**Task description**: The lines from the top of the material below through the line containing "(0,0) rectangle (1433,681);" are to be printed exactly, with pictures omitted.

**Dataset excerpt**:
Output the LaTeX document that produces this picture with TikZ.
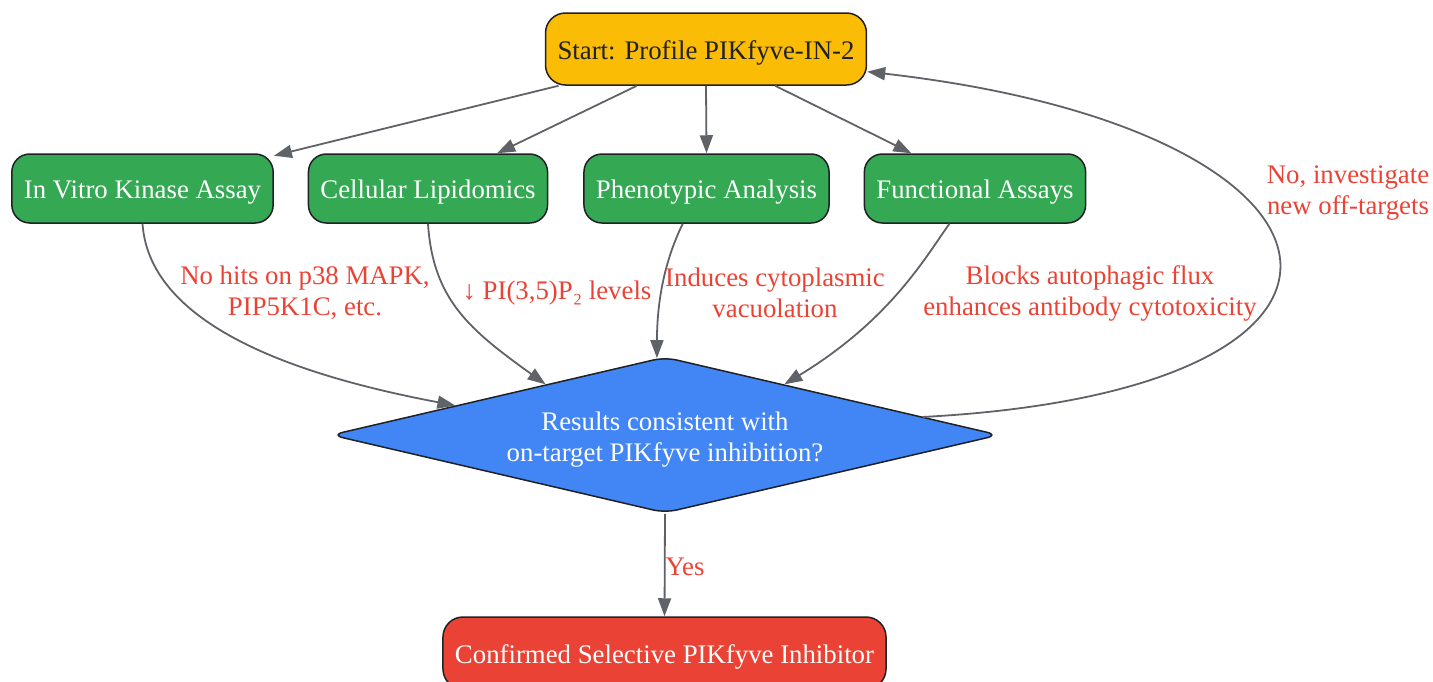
\documentclass[tikz,border=0pt]{standalone}
\usepackage{fontspec}
\setmainfont{Liberation Serif}
\usetikzlibrary{shapes.geometric,arrows.meta}
\definecolor{startcol}{HTML}{FBBC05}
\definecolor{stepcol}{HTML}{34A853}
\definecolor{askcol}{HTML}{4285F4}
\definecolor{endcol}{HTML}{EA4335}
\definecolor{edgecol}{HTML}{5F6368}
\definecolor{inkcol}{HTML}{202124}

\begin{document}
\begin{tikzpicture}[x=1pt,y=-1pt,
  every node/.style={font=\fontsize{26.8}{31}\selectfont},
  box/.style={draw=inkcol,line width=1.5pt,rounded corners=18pt,inner xsep=12pt,minimum height=69pt,
    text height=20pt,text depth=0pt,text=white},
  ask/.style={diamond,draw=inkcol,line width=1.5pt,rounded corners=12pt,fill=askcol,text=white,align=center,
    aspect=4.27,minimum width=668pt,minimum height=156pt,inner sep=0pt,text height=53pt,text depth=0pt},
  link/.style={draw=edgecol,line width=1.8pt,-{Triangle[length=18pt,width=13pt]}},
  lbl/.style={text=endcol,align=center}]
  \useasboundingbox (0,0) rectangle (1433,681);

  % boxes
  \node[box,fill=startcol,text=inkcol,minimum height=72pt,rounded corners=20pt] (start) at (706,49) {Start: Profile PIKfyve-IN-2};
  \node[box,fill=stepcol] (vitro) at (142.5,188.5) {In Vitro Kinase Assay};
  \node[box,fill=stepcol] (lipid) at (428,188.5) {Cellular Lipidomics};
  \node[box,fill=stepcol] (pheno) at (706.5,188.5) {Phenotypic Analysis};
  \node[box,fill=stepcol] (func) at (975,188.5) {Functional Assays};
  \node[ask] (dec) at (665,435) {Results consistent with\\on-target PIKfyve inhibition?};
  \node[box,fill=endcol,minimum height=72pt,rounded corners=20pt] (done) at (664.5,653) {Confirmed Selective PIKfyve Inhibitor};

  % fan out
  \draw[link] (start.194) -- (vitro.14);
  \draw[link] (start.208) -- (lipid.27);
  \draw[link] (start.south) -- (pheno.north);
  \draw[link] (start.332) -- (func.151);

  % into the check
  \draw[link] (vitro.south) .. controls (150,330) and (310,378) .. (dec.172);
  \draw[link] (lipid.south) .. controls (433,300) and (470,330) .. (dec.157);
  \draw[link] (pheno.236) .. controls (665,260) and (657,300) .. (dec.96);
  \draw[link] (func.234) .. controls (925,258) and (890,320) .. (dec.23);
  \node[lbl] (lvitro) at (305,293) {No hits on p38 MAPK,\\PIP5K1C, etc.};
  \node[lbl] (llipid) at (557,293) {↓ PI(3,5)P₂ levels};
  \node[lbl] (lpheno) at (775,293) {Induces cytoplasmic\\vacuolation};
  \node[lbl] (lfunc) at (1090,293) {Blocks autophagic flux\\enhances antibody cytotoxicity};

  % outcome
  \draw[link] (dec.4) .. controls (1430,390) and (1380,130) .. (start.352);
  \node[lbl] (lno) at (1348,193) {No, investigate\\new off-targets};
  \draw[link] (dec.south) -- (done.north);
  \node[lbl] (lyes) at (685,567) {Yes};
\end{tikzpicture}
\end{document}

**Output for this task**:
Output the LaTeX document that produces this picture with TikZ.
\documentclass[tikz,border=0pt]{standalone}
\usepackage{fontspec}
\setmainfont{Liberation Serif}
\usetikzlibrary{shapes.geometric,arrows.meta}
\definecolor{startcol}{HTML}{FBBC05}
\definecolor{stepcol}{HTML}{34A853}
\definecolor{askcol}{HTML}{4285F4}
\definecolor{endcol}{HTML}{EA4335}
\definecolor{edgecol}{HTML}{5F6368}
\definecolor{inkcol}{HTML}{202124}

\begin{document}
\begin{tikzpicture}[x=1pt,y=-1pt,
  every node/.style={font=\fontsize{26.8}{31}\selectfont},
  box/.style={draw=inkcol,line width=1.5pt,rounded corners=18pt,inner xsep=12pt,minimum height=69pt,
    text height=20pt,text depth=0pt,text=white},
  ask/.style={diamond,draw=inkcol,line width=1.5pt,rounded corners=12pt,fill=askcol,text=white,align=center,
    aspect=4.27,minimum width=668pt,minimum height=156pt,inner sep=0pt,text height=53pt,text depth=0pt},
  link/.style={draw=edgecol,line width=1.8pt,-{Triangle[length=18pt,width=13pt]}},
  lbl/.style={text=endcol,align=center}]
  \useasboundingbox (0,0) rectangle (1433,681);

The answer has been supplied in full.